About where I [-]live[/-] work: We have a 700-seat auditorium, with 60 dimmer circuits (58 working) and an ETC express board. Our sound board is a Mackie sr-32. We have 16 Sennheiser mics (14 of which work). Above the stage, we have 7 linesets, 2 of which move (+ the fire curtain). There is no grid, the ceiling of the fly loft is exactly twice the height of the proscenium as it is. All blocks and lines are inconveniently attached to the ceiling. 

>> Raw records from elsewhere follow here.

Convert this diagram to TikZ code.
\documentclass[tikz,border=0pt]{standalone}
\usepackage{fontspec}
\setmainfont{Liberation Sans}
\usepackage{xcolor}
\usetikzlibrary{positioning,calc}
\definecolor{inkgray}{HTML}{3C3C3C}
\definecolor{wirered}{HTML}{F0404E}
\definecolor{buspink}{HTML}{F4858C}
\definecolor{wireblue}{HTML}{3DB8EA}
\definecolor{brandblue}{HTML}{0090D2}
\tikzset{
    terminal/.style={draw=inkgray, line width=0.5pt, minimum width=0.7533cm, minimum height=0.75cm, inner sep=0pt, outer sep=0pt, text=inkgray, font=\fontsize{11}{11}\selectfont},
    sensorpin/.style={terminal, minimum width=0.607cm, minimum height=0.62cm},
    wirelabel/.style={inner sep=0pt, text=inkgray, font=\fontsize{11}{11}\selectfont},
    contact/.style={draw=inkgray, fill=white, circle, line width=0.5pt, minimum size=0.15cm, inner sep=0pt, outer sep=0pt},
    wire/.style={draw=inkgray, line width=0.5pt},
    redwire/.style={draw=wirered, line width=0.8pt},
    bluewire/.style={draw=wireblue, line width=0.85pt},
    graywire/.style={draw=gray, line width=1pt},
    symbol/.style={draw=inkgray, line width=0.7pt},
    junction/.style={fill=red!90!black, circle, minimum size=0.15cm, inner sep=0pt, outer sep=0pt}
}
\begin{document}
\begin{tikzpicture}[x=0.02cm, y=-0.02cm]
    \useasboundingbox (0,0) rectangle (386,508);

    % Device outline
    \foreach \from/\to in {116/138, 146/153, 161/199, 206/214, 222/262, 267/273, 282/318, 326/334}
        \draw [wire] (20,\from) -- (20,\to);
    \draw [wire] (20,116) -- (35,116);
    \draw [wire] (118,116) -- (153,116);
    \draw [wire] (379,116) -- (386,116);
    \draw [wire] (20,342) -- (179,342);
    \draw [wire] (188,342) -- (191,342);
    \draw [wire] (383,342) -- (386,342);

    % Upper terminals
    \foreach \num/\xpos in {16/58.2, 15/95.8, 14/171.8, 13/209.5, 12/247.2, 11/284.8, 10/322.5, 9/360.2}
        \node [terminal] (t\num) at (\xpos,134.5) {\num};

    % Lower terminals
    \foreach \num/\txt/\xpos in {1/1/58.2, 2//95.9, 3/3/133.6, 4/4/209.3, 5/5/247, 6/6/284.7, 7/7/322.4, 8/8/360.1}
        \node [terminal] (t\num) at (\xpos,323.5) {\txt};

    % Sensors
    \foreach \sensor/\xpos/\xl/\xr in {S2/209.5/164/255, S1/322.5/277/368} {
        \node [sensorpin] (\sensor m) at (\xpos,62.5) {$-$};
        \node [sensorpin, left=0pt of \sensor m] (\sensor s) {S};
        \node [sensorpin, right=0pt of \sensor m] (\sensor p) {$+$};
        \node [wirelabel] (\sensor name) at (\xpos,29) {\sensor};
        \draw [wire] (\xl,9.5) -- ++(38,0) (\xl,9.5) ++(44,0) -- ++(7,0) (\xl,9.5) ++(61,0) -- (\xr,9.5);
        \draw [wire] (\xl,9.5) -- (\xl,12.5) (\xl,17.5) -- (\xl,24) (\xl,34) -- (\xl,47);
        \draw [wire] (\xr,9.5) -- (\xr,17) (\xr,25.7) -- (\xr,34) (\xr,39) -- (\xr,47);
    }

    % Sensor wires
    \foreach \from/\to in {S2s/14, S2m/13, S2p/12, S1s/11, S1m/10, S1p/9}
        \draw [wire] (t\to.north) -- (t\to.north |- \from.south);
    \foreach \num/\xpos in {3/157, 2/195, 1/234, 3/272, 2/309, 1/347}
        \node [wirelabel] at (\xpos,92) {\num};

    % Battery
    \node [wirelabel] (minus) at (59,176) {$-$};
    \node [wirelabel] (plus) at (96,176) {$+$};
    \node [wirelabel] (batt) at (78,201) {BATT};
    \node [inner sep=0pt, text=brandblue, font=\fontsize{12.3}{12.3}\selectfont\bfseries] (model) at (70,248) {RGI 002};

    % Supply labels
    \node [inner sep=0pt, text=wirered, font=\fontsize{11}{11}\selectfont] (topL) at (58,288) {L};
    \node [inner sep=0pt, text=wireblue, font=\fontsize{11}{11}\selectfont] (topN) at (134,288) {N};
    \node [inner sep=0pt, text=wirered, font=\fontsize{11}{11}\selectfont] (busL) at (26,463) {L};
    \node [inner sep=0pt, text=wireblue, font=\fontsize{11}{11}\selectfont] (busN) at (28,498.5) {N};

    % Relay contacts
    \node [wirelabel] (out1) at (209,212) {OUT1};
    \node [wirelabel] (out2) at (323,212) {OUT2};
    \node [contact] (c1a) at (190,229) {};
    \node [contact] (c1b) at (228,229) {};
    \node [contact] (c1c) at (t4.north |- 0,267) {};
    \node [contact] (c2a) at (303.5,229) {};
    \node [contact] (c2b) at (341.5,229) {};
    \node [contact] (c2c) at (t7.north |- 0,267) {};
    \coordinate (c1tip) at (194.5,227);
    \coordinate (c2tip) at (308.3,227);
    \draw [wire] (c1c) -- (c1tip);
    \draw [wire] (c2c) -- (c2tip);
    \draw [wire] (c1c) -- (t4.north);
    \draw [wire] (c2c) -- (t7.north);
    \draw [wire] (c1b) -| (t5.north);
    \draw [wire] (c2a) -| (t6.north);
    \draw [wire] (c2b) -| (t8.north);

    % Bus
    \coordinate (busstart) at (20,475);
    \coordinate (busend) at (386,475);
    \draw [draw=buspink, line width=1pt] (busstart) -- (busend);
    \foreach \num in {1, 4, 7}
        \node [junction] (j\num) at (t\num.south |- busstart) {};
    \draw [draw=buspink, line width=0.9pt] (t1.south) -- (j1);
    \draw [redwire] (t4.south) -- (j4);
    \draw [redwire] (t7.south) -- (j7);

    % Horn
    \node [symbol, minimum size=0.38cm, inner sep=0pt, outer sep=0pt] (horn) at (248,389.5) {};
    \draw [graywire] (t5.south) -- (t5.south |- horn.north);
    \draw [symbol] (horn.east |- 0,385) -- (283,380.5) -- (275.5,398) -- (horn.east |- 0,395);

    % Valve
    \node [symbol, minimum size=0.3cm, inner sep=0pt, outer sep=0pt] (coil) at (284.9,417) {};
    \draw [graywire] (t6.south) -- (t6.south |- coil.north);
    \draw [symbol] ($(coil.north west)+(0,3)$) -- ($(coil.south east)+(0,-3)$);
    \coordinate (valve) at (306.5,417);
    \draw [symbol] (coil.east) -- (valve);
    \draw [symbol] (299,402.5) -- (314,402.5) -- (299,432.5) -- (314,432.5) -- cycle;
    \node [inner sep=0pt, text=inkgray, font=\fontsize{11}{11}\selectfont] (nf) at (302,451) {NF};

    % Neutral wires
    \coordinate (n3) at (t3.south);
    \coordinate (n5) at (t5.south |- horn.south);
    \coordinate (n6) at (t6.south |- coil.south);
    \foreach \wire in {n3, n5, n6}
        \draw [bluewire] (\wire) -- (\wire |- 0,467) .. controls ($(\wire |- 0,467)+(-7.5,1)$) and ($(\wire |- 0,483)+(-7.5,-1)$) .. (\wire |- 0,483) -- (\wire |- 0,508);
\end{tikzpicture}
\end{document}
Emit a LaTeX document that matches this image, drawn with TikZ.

That's FOH, with our main pipe in the foreground, taken from 1st electric. Yes, the whole place is indeed a giant hexagon.
I hope to get a lot of information from this community, and contribute where I can, too.


----------



## damjamkato (Aug 17, 2011)

Welcome, it's nice to see a fellow Rhode Islander on the forum! I"m in high school as well, we should chat sometime.


----------



## josh88 (Aug 17, 2011)

wow I guess there is just an explosion of Rhode Island today. I JUST moved to providence this past weekend. where abouts are you two at? I'm teaching tech down in Barrington. Also, Welcome!


----------



## mstaylor (Aug 17, 2011)

Welcome to all three.


----------



## gregeye (Aug 17, 2011)

Well...sorry to say but I'm leaving RI this monday for college. .....Hey Josh..I have a good amount of extra lumber from the show I just did with Reagle Music Theatre. If you want it for school let me know b4 monday!


----------



## josh88 (Aug 17, 2011)

I'd love it, though they aren't giving me any keys or letting me do much of anything until tuesday. partially because mike just left to take his daughter down to college and won't be back for a bit.


----------



## gregeye (Aug 18, 2011)

okay..let me know where and when u want it


----------



## Mack (Aug 19, 2011)

Hi guys. New to this site; just caught this post. I work in MA but live in Providence, so let me also say welcome to Rhode Island to Josh. I've lived in Providence just a year now, myself. Fun city. Let me know if you have any questions about the place.


----------



## josh88 (Aug 19, 2011)

looked at your welcome post before checking here, I'd be glad to talk sometime, I'm just beginning to explore the city so I'm sure there's a lot I've got to learn. 

@Greg, don't hold the lumber for me, as much as I'd like some extra stuff they aren't giving me any real access until after you're gone, so unless you've got someone around up there that could get you in to drop it into the shop sometime, I'd say don't worry about it. Thanks though.

@Lambda, see you've got a decent little crowd here to work with.


----------